Touch Of Evil, directed by Orson Welles, was the last of Hollywood's initial Film Noir cycle, bookending a trend that began with The Maltese Falcon. It's an exceptionally dark film; literally so, because several scenes take place in almost pitch blackness. Like all great Noir films about high-level police corruption, it has a superb sense of authority and gravitas that it takes great pleasure in unravelling in its conclusion.
The opening shot is often cited as the greatest sequence in cinema: a four-minute crane shot following an American couple as they cross the Mexican border. When Welles was interviewed for This Is Orson Welles, he said that, with hindsight, he disliked the bravura of this opening shot, pointing out that there is another, longer, more complex crane shot later in the film. This later shot, in which the camera moves through several rooms of an apartment, is less flamboyant and therefore, according to Welles, more of an achievement.
The film can be seen as a collaboration between two of the greatest icons in all of cinema: Orson Welles and Marlene Dietrich. Welles and Dietrich both have a certain mythic quality about them, and this is especially evident throughout Touch Of Evil. For example, Dietrich's line to Welles, that he has been eating "too many candy bars", reflects their off-screen friendship as much as the motivations of their on-screen characters.
The moral message of Touch Of Evil is more complex than it first appears. In the film, a corrupt police chief (Quinlan, played as a huge, growling, and wheezing old man by Welles) plants evidence in the room of a man whom another police chief (Vargas) believes is innocent. When the planted evidence is found, the audience is also directed to sympathise with the framed man, the implication being that Quinlan planted evidence simply in order to close the case quickly. It transpires that the man is actually guilty, though Vargas subsequently uncovers a long history of corruption and surreptitiously tricks Quinlan into taping his confession. However, Welles's own sympathies lie with Quinlan as he sees the tricked confession as an unacceptable betrayal.
Famously, the film was altered by Universal against Welles's wishes. Some extra exposition scenes were added, and the film was re-edited behind his back. Welles wrote a long memo to the studio, arguing eloquently against the revised version ("In most cases, I can see, or guess, the point of view which has motivated the change, even when I don't happen, personally, to agree with it"), though most of his requests were refused.
In 1976, a longer version of the film was released. This restoration (the version I've seen), while marketed as a director's cut, is more accurately a compromise between the studio's version and Welles's intended vision. It does restore several key scenes originally removed by the studio, though it also retains the non-Welles sequences that the studio forcibly added.

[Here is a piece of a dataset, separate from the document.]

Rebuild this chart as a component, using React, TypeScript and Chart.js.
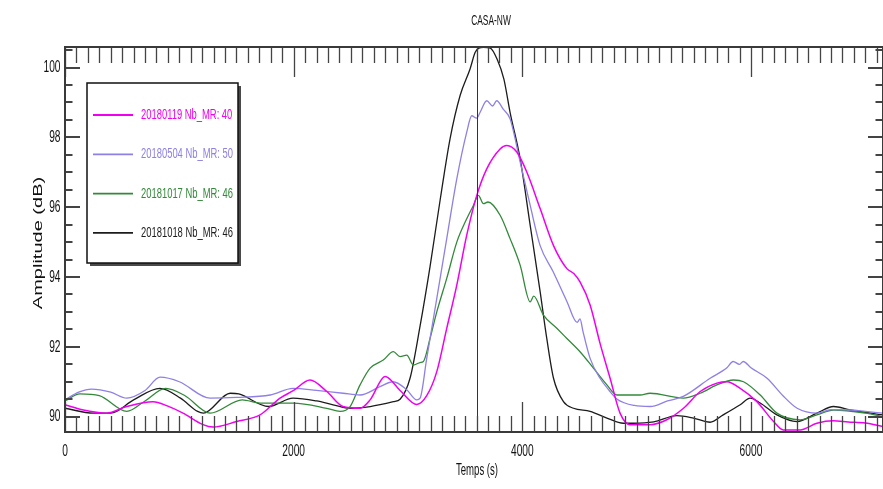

Finally, in 1998, most of the non-Welles scenes were removed, and the film was re-edited in accordance with Welles's memo.
One last point: in Touch Of Evil, Janet Leigh stays as the only guest at an isolated motel, staffed by a nervous desk-clerk; two years later, in Psycho, Janet Leigh stayed as the only guest at an isolated motel, staffed by a nervous desk-clerk. Admittedly, she isn't murdered in Touch Of Evil (in fact, perhaps to appease the censors, it is made unrealistically clear that she is never harmed), though the situation is strikingly similar nonetheless.